Steven Prothero tells Jesus to hush:

The truth of the matter is that we don’t know what Jesus looked like. We don’t know where he was or what he was doing when he turned 18. And we don’t know if he was ever married or divorced.

What we do know is that we live in a country besotted with Jesus and in an age obsessed with marriage and sexuality and the body, which is why this tiny papyrus is making such big waves.

As for me, I don’t much care what Jesus thought about marriage, or whether he engaged in it. I think we as a society tend to collapse religion far too readily into bedroom questions, as if Jesus came into the world to tell us with whom we should be having sex, and how.

I’m more interested in what Jesus has to say about wealth and poverty, the rich and the poor. And there is plenty in the available record to read and heed, “if only we have ears to hear.”

In the case of one recent “everything you know about Jesus is wrong” kerfuffle, the good professor gets two things exactly correct:

  • we don’t know for certain if Jesus was unmarried, but
  • we are on safe ground if we are skeptical of claims to the contrary.

Harvard’s Karen King with “The Gospel of Jesus’ Wife”

The nearly united opinion of Christendom has been that he was single, and it should take a lot more than a 4th-century papyrus fragment of unknown origin to change that. Karen King’s “Gospel of Jesus’ Wife” is an interesting if overblown claim of the type that rises and falls with depressing regularity, though usually around Easter. It is unlikely that this find will fill in any biographical or spiritual blanks for us.

In fact, we don’t know what Jesus looked like, how he wore his hair, how tall he was or what he weighed.  We don’t know his favorite color or dish, nor if he was married.  I suspect that the reason we are not told is that it does not matter.

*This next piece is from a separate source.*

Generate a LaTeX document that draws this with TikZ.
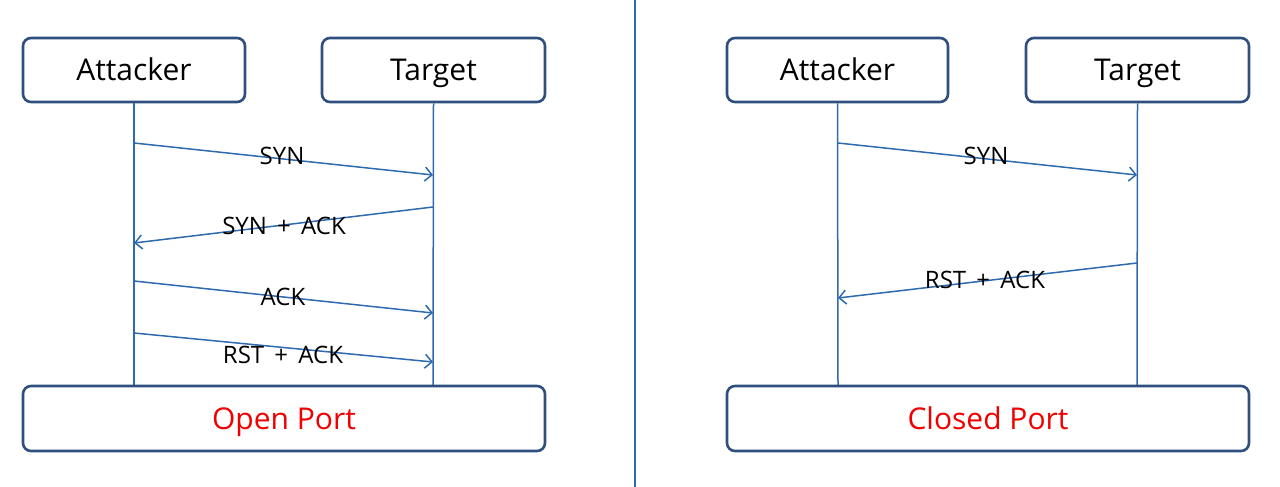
\documentclass[tikz,border=0pt]{standalone}
\usepackage{fontspec}
\setmainfont{Open Sans}
\usetikzlibrary{arrows.meta}
\definecolor{boxblue}{HTML}{2F4F7F}
\definecolor{lineblue}{HTML}{2E6AAE}
\definecolor{portred}{HTML}{F00000}
\begin{document}
\begin{tikzpicture}[x=1pt,y=-1pt,
  actor/.style={draw=boxblue,line width=2.6pt,rounded corners=8pt,fill=white,inner sep=0pt,
    font=\fontsize{30}{32}\selectfont,text height=21.4pt,text depth=0pt},
  result/.style={actor,text=portred},
  life/.style={draw=lineblue,line width=1.5pt},
  msg/.style={draw=lineblue,line width=1.5pt,-{Straight Barb[length=7pt,width=14pt,line width=1.5pt]}},
  lbl/.style={font=\fontsize{24}{26}\selectfont,inner sep=0pt,text height=17.1pt,text depth=0pt}]
\useasboundingbox (0,0) rectangle (1280,487);
\draw[draw=lineblue,line width=1.5pt] (635,0) -- (635,487);
% left panel
\node[actor,minimum width=222pt,minimum height=64pt] (a1) at (134,70) {Attacker};
\node[actor,minimum width=223pt,minimum height=64pt] (t1) at (433.5,70) {Target};
\coordinate (a1e) at (134,386);
\coordinate (t1e) at (433,386);
\draw[life] (a1.south) -- (a1e);
\draw[life] (t1.south) -- (t1e);
\coordinate (m1s) at (134,143); \coordinate (m1e) at (433,175);
\coordinate (m2s) at (433,207); \coordinate (m2e) at (134,243);
\coordinate (m3s) at (134,281); \coordinate (m3e) at (433,313);
\coordinate (m4s) at (134,333); \coordinate (m4e) at (433,362);
\draw[msg] (m1s) -- (m1e);
\draw[msg] (m2s) -- (m2e);
\draw[msg] (m3s) -- (m3e);
\draw[msg] (m4s) -- (m4e);
\node[lbl] (l1) at (282,156) {SYN};
\node[lbl] (l2) at (284,226) {SYN\ \,+\ \,ACK};
\node[lbl] (l3) at (283,297) {ACK};
\node[lbl] (l4) at (283,355) {RST\ \,+\ \,ACK};
\node[result,minimum width=522pt,minimum height=65pt] (r1) at (284,418.5) {Open Port};
% right panel
\node[actor,minimum width=221pt,minimum height=64pt] (a2) at (837.5,70) {Attacker};
\node[actor,minimum width=223pt,minimum height=64pt] (t2) at (1137.5,70) {Target};
\coordinate (a2e) at (838,386);
\coordinate (t2e) at (1137,386);
\draw[life] (a2.south) -- (a2e);
\draw[life] (t2.south) -- (t2e);
\coordinate (n1s) at (838,143); \coordinate (n1e) at (1137,175);
\coordinate (n2s) at (1137,263); \coordinate (n2e) at (838,298);
\draw[msg] (n1s) -- (n1e);
\draw[msg] (n2s) -- (n2e);
\node[lbl] (k1) at (986,156) {SYN};
\node[lbl] (k2) at (985,280) {RST\ \,+\ \,ACK};
\node[result,minimum width=522pt,minimum height=65pt] (r2) at (988,418.5) {Closed Port};
\end{tikzpicture}
\end{document}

But if that is the case, then what were are told must be what matters. The things the gospel writers recorded, the lines that thousands of monkish hands copied over the centuries on papyrus or vellum, those must be the things that are important.

And that’s where this funny thing called religious liberalism pops up.  For the professor admits on one hand that we live “in an era in which Americans are debating who can marry and have sex with whom,” yet on the other hand he asserts that we must not concern ourselves with what Jesus said about it.

He of whom it is written, “All things were made by Him, and without Him was not anything made that was made” is not allowed to voice an opinion about the single most important, consequential, long-lasting human relationship, because that opinion does not fall in line with modern liberal orthodoxy. Instead we are to pay attention only to what he said about the rich and the poor, which words are more easily molded into liberal talking points that boil down to “give us your money.”

But why one and not the other?  If Jesus is (take your pick) God, King, Prophet, Messiah, or Savior, then He’s worth listening to on all subjects, but especially those subjects that our modern society is admittedly struggling with.*  But if Jesus is none of those, then he’s not worth listening to on anything.

He that hath ears, let him hear.

* Seriously, what’s the point of having a Prophet if you don’t listen to Him?